The Way I See It: The Sins of Dr. Coates
For most of her working life, my wife was an obstetric nurse. She worked primarily at Central Vermont Hospital, when John Boyd Coates III, M.D., served as an obstetrician there. Hence, I took a personal interest in the story that emerged four years ago, that Dr. Coates, in providing infertility treatment to women in the 1970s, used his own sperm to impregnate at least two patients, after promising that the donors would be anonymous medical students who had physical characteristics similar to the patients’ husbands.
On Dec. 7, a panel of the Vermont Board of Medical Practice held a hearing on the state’s motion to revoke the doctor’s medical license. Curious, I attended the hearing. Dr. Coates did not show up, but was represented by an attorney, who mounted no real defense, except to say, come on, the doctor is 80 years old and retired, has agreed to surrender his license, and “really regrets the circumstances that bring us here today,” so what’s the point?

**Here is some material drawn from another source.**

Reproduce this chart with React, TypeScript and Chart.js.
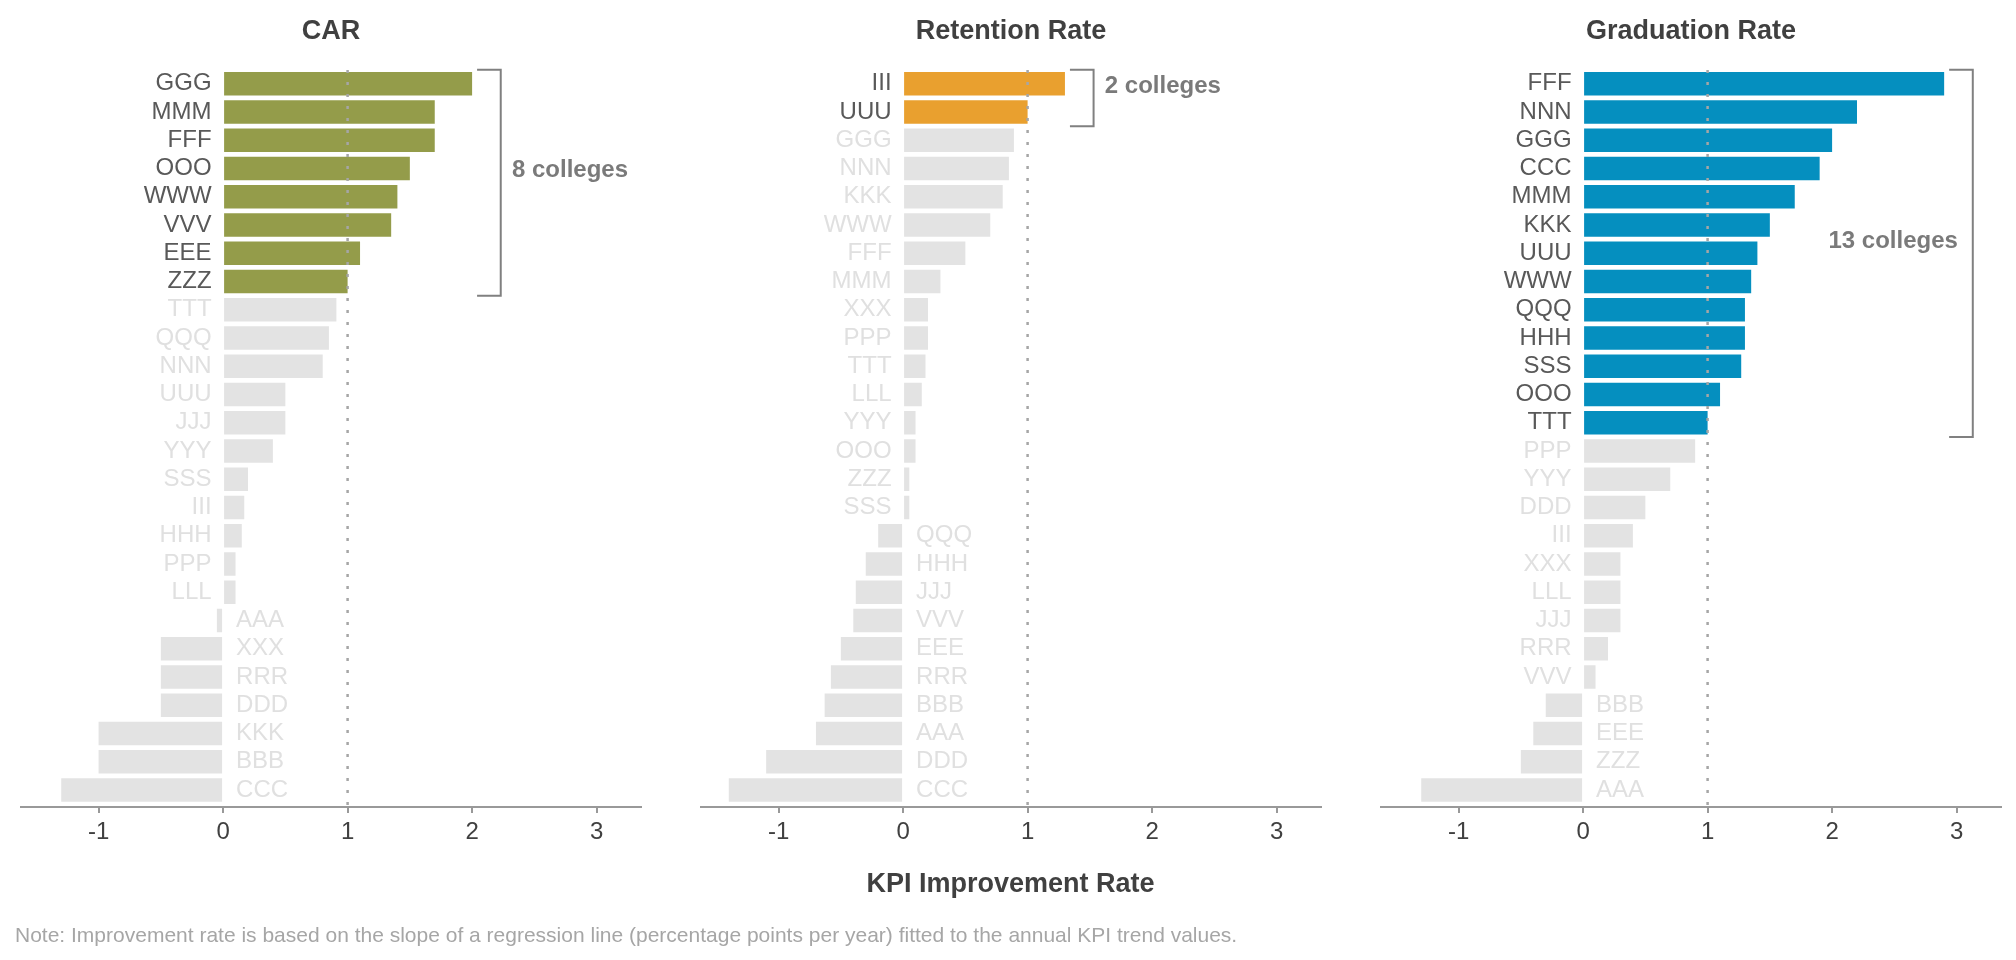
import { useEffect, useRef } from "react";
import { Chart, registerables } from "chart.js";

Chart.register(...registerables);

// ---------------- data ----------------
const carColleges = ["GGG", "MMM", "FFF", "OOO", "WWW", "VVV", "EEE", "ZZZ", "TTT", "QQQ", "NNN", "UUU", "JJJ", "YYY", "SSS", "III", "HHH", "PPP", "LLL", "AAA", "XXX", "RRR", "DDD", "KKK", "BBB", "CCC"];
const carValues = [2.0, 1.7, 1.7, 1.5, 1.4, 1.35, 1.1, 1.0, 0.91, 0.85, 0.8, 0.5, 0.5, 0.4, 0.2, 0.17, 0.15, 0.1, 0.1, -0.05, -0.5, -0.5, -0.5, -1.0, -1.0, -1.3];

const retColleges = ["III", "UUU", "GGG", "NNN", "KKK", "WWW", "FFF", "MMM", "XXX", "PPP", "TTT", "LLL", "YYY", "OOO", "ZZZ", "SSS", "QQQ", "HHH", "JJJ", "VVV", "EEE", "RRR", "BBB", "AAA", "DDD", "CCC"];
const retValues = [1.3, 1.0, 0.89, 0.85, 0.8, 0.7, 0.5, 0.3, 0.2, 0.2, 0.18, 0.15, 0.1, 0.1, 0.05, 0.05, -0.2, -0.3, -0.38, -0.4, -0.5, -0.58, -0.63, -0.7, -1.1, -1.4];

const gradColleges = ["FFF", "NNN", "GGG", "CCC", "MMM", "KKK", "UUU", "WWW", "QQQ", "HHH", "SSS", "OOO", "TTT", "PPP", "YYY", "DDD", "III", "XXX", "LLL", "JJJ", "RRR", "VVV", "BBB", "EEE", "ZZZ", "AAA"];
const gradValues = [2.9, 2.2, 2.0, 1.9, 1.7, 1.5, 1.4, 1.35, 1.3, 1.3, 1.27, 1.1, 1.0, 0.9, 0.7, 0.5, 0.4, 0.3, 0.3, 0.3, 0.2, 0.1, -0.3, -0.4, -0.5, -1.3];

const panelTitles = ["CAR", "Retention Rate", "Graduation Rate"];
const highlightCounts = [8, 2, 13];
const bracketLabels = ["8 colleges", "2 colleges", "13 colleges"];
const bracketLabelSides = ["right", "right", "left"];
const xTicks = [-1, 0, 1, 2, 3];
const referenceValue = 1;
const axisTitle = "KPI Improvement Rate";
const noteText =
  "Note: Improvement rate is based on the slope of a regression line (percentage points per year) fitted to the annual KPI trend values.";

// ---------------- styling ----------------
const PANEL_COLORS = ["#949c4a", "#e9a02f", "#058fbf"];
const GRAY_BAR = "#e3e3e3";
const GRAY_LABEL = "#e0e0e0";
const DARK_LABEL = "#595959";
const FONT = '"Liberation Sans", Arial, sans-serif';
const X_MIN = -1.62;
const X_MAX = 3.355;
const CANVAS_W = 656;
const CANVAS_H = 960;
const PLOT_LEFT = 21.4;
const PLOT_W = 619.4;
const PLOT_TOP = 66.85;
const PLOT_BOTTOM = 807;

type PanelProps = {
  colleges: string[];
  values: number[];
  highlight: number;
  color: string;
  title: string;
  label: string;
  labelSide: string;
};

function Panel({ colleges, values, highlight, color, title, label, labelSide }: PanelProps) {
  const ref = useRef<HTMLCanvasElement>(null);

  useEffect(() => {
    const canvas = ref.current;
    if (!canvas) return;

    const overlay = {
      id: "overlay",
      afterDatasetsDraw(chart: any) {
        const ctx = chart.ctx as CanvasRenderingContext2D;
        const xs = chart.scales.x;
        const ys = chart.scales.y;
        const area = chart.chartArea;
        ctx.save();

        // dotted reference line
        const rx = xs.getPixelForValue(referenceValue);
        ctx.strokeStyle = "#a6a6a6";
        ctx.lineWidth = 2.5;
        ctx.setLineDash([3, 9]);
        ctx.beginPath();
        ctx.moveTo(rx, area.bottom - 2);
        ctx.lineTo(rx, area.top);
        ctx.stroke();
        ctx.setLineDash([]);

        // category labels
        const x0 = xs.getPixelForValue(0);
        ctx.font = `24px ${FONT}`;
        ctx.textBaseline = "middle";
        colleges.forEach((name, i) => {
          const y = ys.getPixelForValue(i);
          const v = values[i];
          ctx.fillStyle = i < highlight ? DARK_LABEL : GRAY_LABEL;
          if (v >= 0) {
            ctx.textAlign = "right";
            ctx.fillText(name, x0 - 11.5, y);
          } else {
            ctx.textAlign = "left";
            ctx.fillText(name, x0 + 13, y);
          }
        });

        // bracket
        let maxHi = -Infinity;
        for (let i = 0; i < highlight; i++) maxHi = Math.max(maxHi, values[i]);
        const bx = xs.getPixelForValue(maxHi + 0.23);
        const bArm = xs.getPixelForValue(maxHi + 0.23 - 0.19);
        const bTop = ys.getPixelForValue(-0.5);
        const bBot = ys.getPixelForValue(highlight - 0.5);
        ctx.strokeStyle = "#808080";
        ctx.lineWidth = 2;
        ctx.beginPath();
        ctx.moveTo(bArm, bTop);
        ctx.lineTo(bx, bTop);
        ctx.lineTo(bx, bBot);
        ctx.lineTo(bArm, bBot);
        ctx.stroke();

        // bracket label
        const midY = ys.getPixelForValue((highlight - 1) / 2) - 12;
        ctx.font = `bold 24px ${FONT}`;
        ctx.fillStyle = "#7a7a7a";
        ctx.textBaseline = "middle";
        if (labelSide === "right") {
          ctx.textAlign = "left";
          ctx.fillText(label, xs.getPixelForValue(maxHi + 0.32), midY);
        } else {
          ctx.textAlign = "right";
          ctx.fillText(label, xs.getPixelForValue(maxHi + 0.11), midY);
        }

        // panel title
        ctx.font = `bold 27px ${FONT}`;
        ctx.fillStyle = "#404040";
        ctx.textAlign = "center";
        ctx.textBaseline = "alphabetic";
        ctx.fillText(title, (area.left + area.right) / 2, 39);

        ctx.restore();
      },
    };

    const chart = new Chart(canvas, {
      type: "bar",
      data: {
        datasets: [
          {
            data: values.map((v, i) => ({ x: v, y: i })),
            backgroundColor: values.map((_, i) => (i < highlight ? color : GRAY_BAR)),
            borderWidth: 0,
            barPercentage: 0.83,
            categoryPercentage: 1,
          },
        ],
      },
      options: {
        indexAxis: "y",
        animation: false,
        responsive: false,
        devicePixelRatio: 1,
        layout: {
          padding: {
            left: PLOT_LEFT,
            right: CANVAS_W - PLOT_LEFT - PLOT_W,
            top: PLOT_TOP,
            bottom: 0,
          },
        },
        plugins: {
          legend: { display: false },
          tooltip: { enabled: false },
          title: { display: false },
        },
        scales: {
          x: {
            type: "linear",
            min: X_MIN,
            max: X_MAX,
            afterBuildTicks: (axis: any) => {
              axis.ticks = xTicks.map((v) => ({ value: v }));
            },
            afterFit: (axis: any) => {
              axis.height = CANVAS_H - PLOT_BOTTOM;
            },
            grid: {
              drawOnChartArea: false,
              drawTicks: true,
              tickLength: 6,
              color: "#999999",
              lineWidth: 2,
            },
            border: { display: true, color: "#999999", width: 2 },
            ticks: {
              color: "#404040",
              font: { family: FONT, size: 24, lineHeight: 1.2 },
              padding: 5,
              callback: (v: any) => String(v),
            },
          },
          y: {
            type: "linear",
            reverse: true,
            min: -0.6,
            max: colleges.length - 0.4,
            offset: false,
            display: false,
            afterBuildTicks: (axis: any) => {
              axis.ticks = colleges.map((_, i) => ({ value: i }));
            },
          },
        },
      },
      plugins: [overlay],
    } as any);

    return () => chart.destroy();
  }, [colleges, values, highlight, color, title, label, labelSide]);

  return <canvas ref={ref} width={CANVAS_W} height={CANVAS_H} style={{ width: CANVAS_W, height: CANVAS_H, display: "block" }} />;
}

export default function App() {
  const panels = [
    { colleges: carColleges, values: carValues },
    { colleges: retColleges, values: retValues },
    { colleges: gradColleges, values: gradValues },
  ];
  return (
    <div
      style={{
        position: "absolute",
        left: 0,
        top: 0,
        width: 2016,
        height: 960,
        overflow: "hidden",
        background: "#ffffff",
        fontFamily: FONT,
      }}
    >
      {panels.map((p, i) => (
        <div key={i} style={{ position: "absolute", left: 680 * i, top: 0 }}>
          <Panel
            colleges={p.colleges}
            values={p.values}
            highlight={highlightCounts[i]}
            color={PANEL_COLORS[i]}
            title={panelTitles[i]}
            label={bracketLabels[i]}
            labelSide={bracketLabelSides[i]}
          />
        </div>
      ))}
      <div
        style={{
          position: "absolute",
          left: 0,
          width: 2021,
          top: 870.4,
          textAlign: "center",
          fontSize: 27,
          lineHeight: "27px",
          fontWeight: "bold",
          color: "#404040",
          whiteSpace: "nowrap",
        }}
      >
        {axisTitle}
      </div>
      <div
        style={{
          position: "absolute",
          left: 15,
          top: 923.9,
          fontSize: 21,
          lineHeight: "21px",
          color: "#a6a6a6",
          whiteSpace: "nowrap",
        }}
      >
        {noteText}
      </div>
    </div>
  );
}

The point was to let the two patients, and the daughter of the second patient, tell their stories, and to urge the state of Vermont to go on record finding the doctor’s conduct to be so egregious as to warrant permanent revocation of his license to practice.
The first of the two patients saw Dr. Coates as her gynecologist when she lived in Vermont in the 1970s. Her husband had had a vasectomy, and she asked Dr. Coates about procedures for artificial insemination. “We do that here,” he told her. It was very important to her that the donor be anonymous, she testified. She didn’t want someone to “follow” her child. She had full trust in Dr. Coates. “Doctors have such power over us,” she mused.
For several months, she checked her basal body temperature and her cervical mucosity, indications of ovulation. She reported the information to the doctor’s office, and one morning Dr. Coates told her to meet him at a designated room at the hospital. The room, she testified, had no windows. No one else was present. Dr. Coates came in from a side room and told her to take off all her clothes from the waist down. Then the doctor left her alone for five minutes while he was behind the closed door in the side room. She waited in the cold room. He returned, holding a syringe on a little tray. He opened her legs, squeezed the syringe, then pushed her legs together and told her to stay like that for a few minutes. He left the room and she didn’t see him again that day.
Following that procedure, she had a spontaneous miscarriage. They tried it again the following month. Same room, same procedures. She became pregnant. Dr. Coates delivered the baby, now a woman in her 40s. At her normal six-week checkup following the birth, Dr. Coates asked her what they had named the baby. Her answer was “Barbara.” “Oh, named after my wife?” asked Dr. Coates. The patient, who didn’t know that was the name of the doctor’s wife, thought his reply was very strange.
When Barbara’s son was 15, he had pain in his hips. It turned out he had a genetic flaw in which the ball of the hip grows too big for the socket, requiring surgery. Barbara then wanted to find out who her mother’s sperm donor was to see if there might be other genetic vulnerabilities they should know about. Research by genetic testing sites provided a list of possible matches, which included Dr. Coates. That he was indeed the father was later confirmed.
When the prosecutor asked what the patient’s reaction was when she discovered the truth, Dr. Coates’s attorney objected, arguing that harm to the patient was not relevant to the state’s charges — unprofessional conduct, dishonesty, violating the standard of care, unfitness to practice. The hearing officer, retired Judge George Belcher, overruled the objection. “Consequences are important,” he said.
Surprisingly, the patient’s initial reaction favored Dr. Coates. “Doctors don’t do bad things,” she thought. “There must be a good reason.” But then she described her emotional reaction as “dumbfounded.” She would never have allowed her sperm donor to see or touch her body. Anonymity was imperative. She wakes up at night, in that room, on that table. Her own doctor inseminated her. He was in the room next door, in a state of arousal, producing the sperm that he inserted in her.
The second patient then testified. She was not only Dr. Coates’s OB/GYN patient; she also worked in the hospital at that time as a respiratory therapist and had a professional relationship with the doctor. She described the same procedures, the same promises. If anything, she was more blunt. When she discovered the truth 40 years later, she felt “deceived, used, betrayed, like a guinea pig.” Like the first patient, she was appalled to learn that the sperm donor had touched the intimate areas of her body. This was “a medical rape, in a way.”
Her daughter — Coates’s daughter — also testified how traumatic the discovery was: “to be born out of such a violation to my mother, and [to know] my biological father is the violator. I don’t know how I will ever come to terms with it.”
At the conclusion of the hearing, the three panel members went into a confidential deliberative session. They emerged soon after, announcing their recommendation that the Board of Medical Practice permanently revoke the doctor’s license, issue a reprimand, and impose a financial penalty. A final decision of the board is pending.